(Exercise) Will it snow?

This is an exercise for an advanced analytics task, involving multiple steps.

Given

• Actual (Air) Temperature T in °C
• Dew Point Temperature T_d in °C

Derive

• Actual vapor pressure e in hPa (from T)
• Saturated vapor pressure e_s in hPa (from T_d)
  • Transfer formula from temperature t to vapor pressure e is e = 6.11 \times 10^{\frac{7.5 t}{237.3 + t}}
• Relative Humidity rh in percent, rh = \frac{e}{e_s} \times 100
• Wet bulb temperature T_w in °C, T_w =T \times arctan(0.151977 \sqrt{rh + 8.313659}) + 0.00391838 \sqrt{rh^3} arctan(0.023101 rh) - arctan(rh - 1.676331) + arctan(T + rh) - 4.686035

Evaluate

• On which days is snow possible or even likely?
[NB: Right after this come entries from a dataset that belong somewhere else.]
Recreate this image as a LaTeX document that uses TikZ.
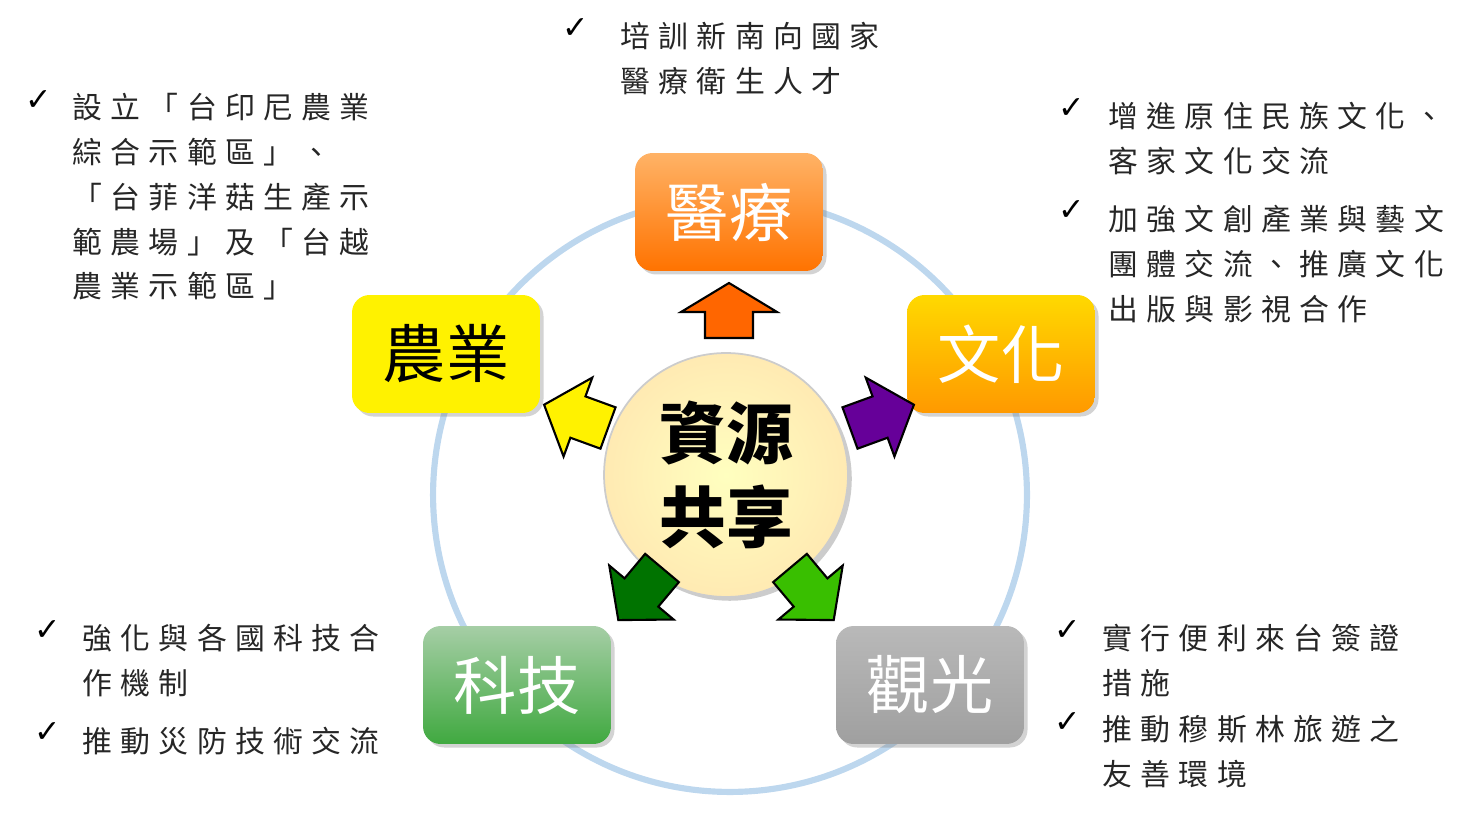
\documentclass[tikz,border=0pt]{standalone}
\usepackage{fontspec}
\newfontfamily\cjk[LetterSpace=28]{Noto Sans CJK TC}
\newfontfamily\cjkb{Noto Sans CJK TC}
\newfontfamily\sym{DejaVu Sans}
\usetikzlibrary{shadows}
\definecolor{ring}{HTML}{BDD7EE}
\tikzset{
  box/.style={rounded corners=10pt,minimum width=3.76cm,minimum height=2.36cm,
    drop shadow={opacity=.35,shadow xshift=2pt,shadow yshift=-2pt},
    font=\cjkb\fontsize{36}{40}\selectfont,text=white},
  arr/.style={draw=black,line width=1.2pt,line join=miter},
  note/.style={anchor=north west,inner sep=0pt,align=left,text=black!85,
    font=\cjk\fontsize{17}{25.5}\selectfont},
  tick/.style={anchor=north west,inner sep=0pt,font=\sym\fontsize{18}{20}\selectfont}
}
\begin{document}
\begin{tikzpicture}[x=0.02cm,y=-0.02cm]
  \useasboundingbox (0,0) rectangle (1466,820);
  \draw[ring,line width=3.5pt] (730,495) circle (5.94cm);
  % centre
  \node[circle,minimum size=4.88cm,shading=radial,inner color=yellow!25,outer color=yellow!45!orange!30,
    draw=gray!40,line width=1pt,drop shadow={opacity=.4},align=center,
    font=\cjkb\bfseries\fontsize{38}{48}\selectfont] (hub) at (726,475) {資源\\共享};
  % fields
  \node[box,top color=orange!60,bottom color=orange!90!red] (med) at (729,212) {醫療};
  \node[box,top color=yellow!70!orange,bottom color=orange!80!yellow] (cul) at (1001,354) {文化};
  \node[box,fill=yellow,text=black] (agr) at (446,354) {農業};
  \node[box,top color=green!45!black!35!white,bottom color=green!55!black!75] (tec) at (517,685) {科技};
  \node[box,top color=gray!55,bottom color=gray!75] (tou) at (930,685) {觀光};
  % arrows
  \draw[arr,fill=orange!80!red,shift={(729,338)},rotate=90]
    (0,-24) -- (26,-24) -- (26,-48) -- (55,0) -- (26,48) -- (26,24) -- (0,24) -- cycle;
  \foreach \c/\x/\y/\a in {yellow/608/428/160, violet!80!blue/850/428/20,
      green!45!black/662/568/-130, green!60!lime!75!black/790/568/-50}{
    \draw[arr,fill=\c,shift={(\x,\y)},rotate=\a]
      (0,-22) -- (32,-22) -- (32,-42) -- (68,0) -- (32,42) -- (32,22) -- (0,22) -- cycle;
  }
  % notes
  \node[tick] (t1) at (562,18) {✓};
  \node[note] (n1) at (620,22) {培訓新南向國家\\醫療衛生人才};
  \node[tick] (t2) at (25,90) {✓};
  \node[note] (n2) at (72,93) {設立「台印尼農業\\綜合示範區」、\\「台菲洋菇生產示\\範農場」及「台越\\農業示範區」};
  \node[tick] (t3) at (1058,98) {✓};
  \node[note] (n3) at (1108,102) {增進原住民族文化、\\客家文化交流};
  \node[tick] (t4) at (1058,200) {✓};
  \node[note] (n4) at (1108,205) {加強文創產業與藝文\\團體交流、推廣文化\\出版與影視合作};
  \node[tick] (t5) at (34,620) {✓};
  \node[note] (n5) at (82,624) {強化與各國科技合\\作機制};
  \node[tick] (t6) at (34,722) {✓};
  \node[note] (n6) at (82,727) {推動災防技術交流};
  \node[tick] (t7) at (1054,620) {✓};
  \node[note] (n7) at (1102,624) {實行便利來台簽證\\措施};
  \node[tick] (t8) at (1054,712) {✓};
  \node[note] (n8) at (1102,715) {推動穆斯林旅遊之\\友善環境};
\end{tikzpicture}
\end{document}
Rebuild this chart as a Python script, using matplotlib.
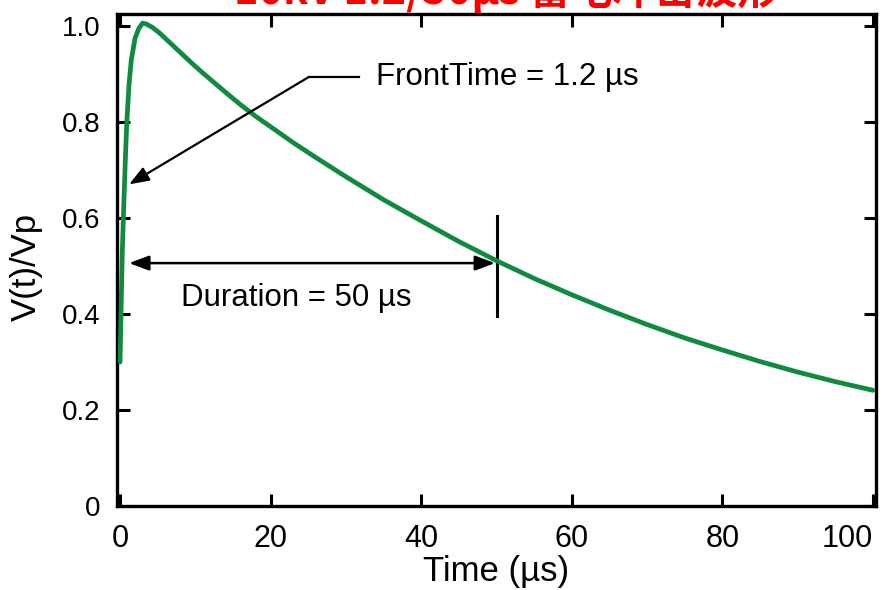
import matplotlib
matplotlib.use("Agg")
import matplotlib.pyplot as plt

# 1.2/50 us lightning impulse, normalised to peak voltage
time_us = [0, 0.15, 0.3, 0.5, 0.7, 0.9, 1.2, 1.5, 2.0, 2.5, 3.0, 3.5, 4.3,
           5.2, 6.5, 8, 9.5, 11, 12.5, 14, 16, 18, 20, 23, 26, 30, 35, 40, 45, 50,
           55, 60, 65, 70, 75, 80, 85, 90, 95, 100]
v_norm = [0.30, 0.42, 0.53, 0.63, 0.72, 0.80, 0.88, 0.93, 0.975, 0.995, 1.006, 1.004, 0.997,
          0.986, 0.967, 0.945, 0.923, 0.902, 0.882, 0.862, 0.836, 0.812, 0.79, 0.757, 0.726, 0.686, 0.638, 0.594, 0.551, 0.511,
          0.474, 0.44, 0.408, 0.378, 0.35, 0.325, 0.301, 0.279, 0.259, 0.241]

front_time = 1.2
duration = 50
x_ticks = [0, 20, 40, 60, 80, 100]
y_ticks = [0, 0.2, 0.4, 0.6, 0.8, 1.0]
y_tick_labels = ["0", "0.2", "0.4", "0.6", "0.8", "1.0"]

plt.rcParams["font.family"] = ["Liberation Sans", "DejaVu Sans"]

fig = plt.figure(figsize=(8.88, 5.90), dpi=100)
ax = fig.add_axes([0.1318, 0.1424, 0.8547, 0.8339])

ax.plot(time_us, v_norm, color="#0f8a3e", lw=3.4, solid_capstyle="round",
        solid_joinstyle="round", zorder=3)

# front time leader
ax.plot([31.7, 25.1], [0.894, 0.894], color="black", lw=1.6)
ax.annotate("", xy=(front_time, 0.67), xytext=(25.1, 0.894),
            arrowprops=dict(arrowstyle="-|>,head_length=1.2,head_width=0.45",
                            color="black", lw=1.6, shrinkA=0, shrinkB=0))
ax.text(34.0, 0.894, f"FrontTime = {front_time} µs", fontsize=22.5, va="center", ha="left")

# duration marker
ax.annotate("", xy=(1.2, 0.506), xytext=(duration - 0.2, 0.506),
            arrowprops=dict(arrowstyle="<|-|>,head_length=1.2,head_width=0.45",
                            color="black", lw=1.8, shrinkA=0, shrinkB=0))
ax.plot([duration, duration], [0.396, 0.604], color="black", lw=2.2)
ax.text(23.4, 0.433, f"Duration = {duration} µs", fontsize=22.5, va="center", ha="center")

ax.set_xlim(-0.4, 100.4)
ax.set_ylim(0, 1.025)
ax.set_xticks(x_ticks)
ax.set_yticks(y_ticks)
ax.set_yticklabels(y_tick_labels)
ax.tick_params(direction="in", length=9, width=2.2, top=True, right=True)
ax.tick_params(axis="y", labelsize=20, pad=12)
ax.tick_params(axis="x", labelsize=22, pad=13)
ax.get_xticklabels()[-1].set_horizontalalignment("right")
for sp in ax.spines.values():
    sp.set_linewidth(2.4)

ax.set_xlabel("Time (µs)", fontsize=25, labelpad=1)
ax.set_ylabel("V(t)/Vp", fontsize=25)
ax.yaxis.set_label_coords(-0.098, 0.486)

# banner title, partly above the frame
fig.text(0.57, 0.978, "10kV 1.2/50µs 雷电冲击波形", color="red", fontsize=30,
         fontweight="bold", style="italic", ha="center", va="bottom",
         family=["Noto Sans CJK SC", "DejaVu Sans"])

fig.savefig("out.png", dpi=100)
What would be its quality for winter sports?

T_w in °F ⚠	Snow Quality
x > 28	no snow possible
28 ≥ x ≥ 27	wet snow, snowy rain
27 > x ≥ 23	marginal snow
23 > x ≥ 20	good snow
20 > x	great snow

• Combine the possible snow quality with the precipitation data to find likely days with snow fall

Plot

• Plot T_w over time. Mark the thresholds for snow in the plot and highlight sections in which snow was possible, select stronger highlights for better quality.
• Put a timeline below the plot marking full days in which snow was possible and precipitation happened.